:: To do ::
Set the lines down again exactly, first line through the line that contains "harmonics = list(range(2, 41))", with no pictures.

:: Collected material ::
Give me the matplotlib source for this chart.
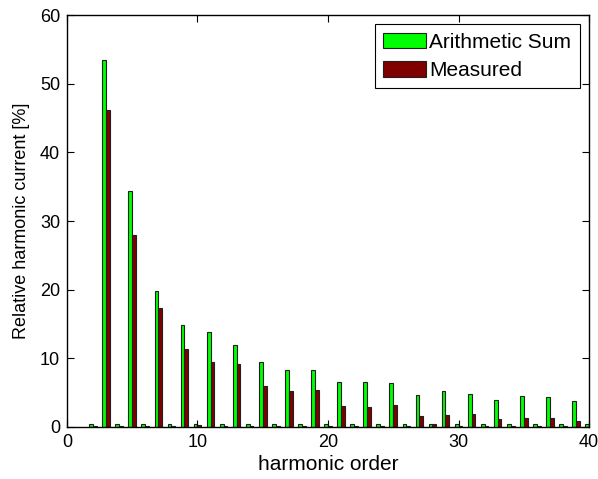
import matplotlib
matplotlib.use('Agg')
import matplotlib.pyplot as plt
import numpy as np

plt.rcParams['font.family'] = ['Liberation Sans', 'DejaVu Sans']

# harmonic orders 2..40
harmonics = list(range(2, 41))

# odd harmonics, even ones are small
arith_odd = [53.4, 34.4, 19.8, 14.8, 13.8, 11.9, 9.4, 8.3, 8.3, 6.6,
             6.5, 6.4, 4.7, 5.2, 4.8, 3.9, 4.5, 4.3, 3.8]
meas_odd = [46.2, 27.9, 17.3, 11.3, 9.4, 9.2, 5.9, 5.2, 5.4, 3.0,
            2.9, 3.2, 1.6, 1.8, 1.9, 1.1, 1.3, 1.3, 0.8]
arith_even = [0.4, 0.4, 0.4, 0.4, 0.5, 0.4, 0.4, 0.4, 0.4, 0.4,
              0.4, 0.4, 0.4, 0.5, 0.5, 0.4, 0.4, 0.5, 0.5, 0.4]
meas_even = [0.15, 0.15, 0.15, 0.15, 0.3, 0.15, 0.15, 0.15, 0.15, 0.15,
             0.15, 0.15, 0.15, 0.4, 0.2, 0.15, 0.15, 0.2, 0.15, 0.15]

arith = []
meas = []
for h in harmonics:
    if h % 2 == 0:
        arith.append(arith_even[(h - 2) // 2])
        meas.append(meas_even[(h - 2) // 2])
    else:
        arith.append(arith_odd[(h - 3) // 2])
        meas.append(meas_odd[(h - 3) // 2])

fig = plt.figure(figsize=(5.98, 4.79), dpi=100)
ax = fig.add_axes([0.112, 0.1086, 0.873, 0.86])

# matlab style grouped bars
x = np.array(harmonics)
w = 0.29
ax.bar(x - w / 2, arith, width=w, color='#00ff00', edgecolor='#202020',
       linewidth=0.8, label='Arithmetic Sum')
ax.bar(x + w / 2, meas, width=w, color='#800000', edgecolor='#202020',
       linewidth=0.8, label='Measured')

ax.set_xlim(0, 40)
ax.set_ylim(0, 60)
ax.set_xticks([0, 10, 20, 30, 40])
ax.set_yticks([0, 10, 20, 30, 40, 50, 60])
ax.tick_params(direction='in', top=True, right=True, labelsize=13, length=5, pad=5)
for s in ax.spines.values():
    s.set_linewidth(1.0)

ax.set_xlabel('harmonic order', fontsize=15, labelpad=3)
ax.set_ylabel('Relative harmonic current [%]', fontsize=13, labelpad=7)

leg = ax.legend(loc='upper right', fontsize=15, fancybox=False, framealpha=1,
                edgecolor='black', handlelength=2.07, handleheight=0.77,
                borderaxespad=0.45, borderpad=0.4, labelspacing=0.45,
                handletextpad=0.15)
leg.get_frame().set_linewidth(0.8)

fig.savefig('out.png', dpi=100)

:: Response to the exercise ::
Give me the matplotlib source for this chart.
import matplotlib
matplotlib.use('Agg')
import matplotlib.pyplot as plt
import numpy as np

plt.rcParams['font.family'] = ['Liberation Sans', 'DejaVu Sans']

# harmonic orders 2..40
harmonics = list(range(2, 41))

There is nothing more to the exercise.